Une petite voix enfantine qui, sous ses intonations bien innocentes, est capable de raconter sans émoi l’aventure de deux hommes qui se sont combattus à mort, voilà en peu de mots résumée la tonalité du morceau.
Amélie Morin est principalement connue pour avoir doublé des personnages de dessins animés dans les années 80 (Candy, Sailor Moon) et avoir interprété quelques génériques (Sherlock Holmes, Mimi Cracra). Elle a aussi enregistré deux albums : J’étais venue pour dire bonjour en 1981 et Drôle de dream en 1982, mais même si elle a fait quelques télés à l’époque, sa carrière de chanteuse est restée très confidentielle. Il y a pourtant des merveilles, en tête desquelles arrivent J’étais venue pour dire bonjour et L’Eau des fleurs, toutes deux signées Jean-Yves Luley.
On peut encore trouver des vidéos de ses apparitions à la télé, notamment celles d’une émission où la chanteuse est présentée par Francis Cabrel en personne. Parfois, même si tout semble lancé sur des rails et prêt au décollage, ça ne marche pas. Heureusement, il y a Bide et musique et les vide-greniers pour préserver ce genre de monuments éphémères de la chanson. C’est un patrimoine fragile, des cathédrales peuvent s’effondrer aussi vite qu’elles ont été érigées.
Perchée sur une balançoire, en robe rouge remontée jusqu’au col, l’air mutin et boudeuse, Amélie Morin entonne :
« J’étais venue pour dire bonjour
Je vous avais cueilli des fleurs
…
Il y a du sang sur mes dentelles
Vraiment fallait pas vous entre-tuer pour moi ».
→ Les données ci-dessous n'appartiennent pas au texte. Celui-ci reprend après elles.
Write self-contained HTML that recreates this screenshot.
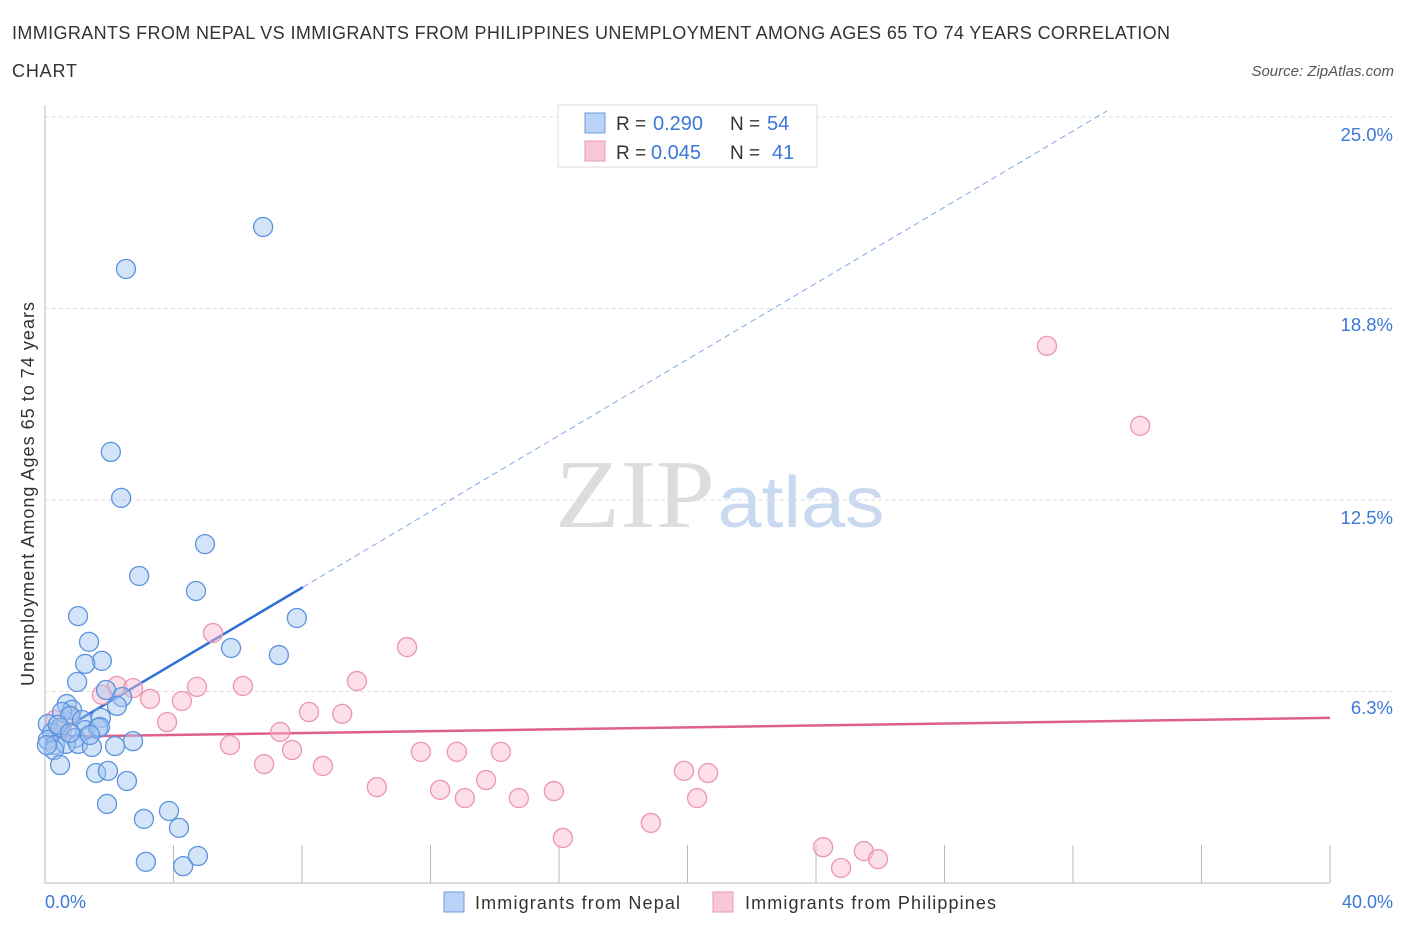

Comme si elle n’était pas touchée, à peine un peu gênée pour le désordre dont elle semble la cause, demandant presque pardon d’exister.
« Boum c’est malin me v’là toute seule
Plus personne pour jouer avec moi
J’ai mis mes fleurs sur vos linceuls ».
Elle semble accepter les retournements de situations sans sourciller, les fleurs amenées pour dire bonjour serviront finalement à orner les tombeaux. Elle se demande quand même pourquoi tout ce remue-ménage :
« Qu’est-ce qu’ils ont tous ? J’suis même pas belle ».
C’est vraiment une interprétation magique qu’Amélie Morin nous livre ici. Elle termine sa chanson comme une enfant punie sans trop savoir pourquoi, comme le chaton qui ne comprend pas pourquoi il ne fallait pas bouffer le canari de la maison :
« On va encore dire que c’est de ma faute
S’il y a du sang sur mes dentelles ».
Les comédiens et auteurs du Splendid étaient très friands de ce genre d’attitude :
« Ça va encore être de ma faute, tu vas voir »
(Gérard Jugnot dans Le Père-Noël est une ordure, après avoir tiré une balle dans la tête de l’éléctricien)
« Tu vas voir que bientôt ça va être de ma faute »
(Michel Blanc dans Les Bronzés font du ski).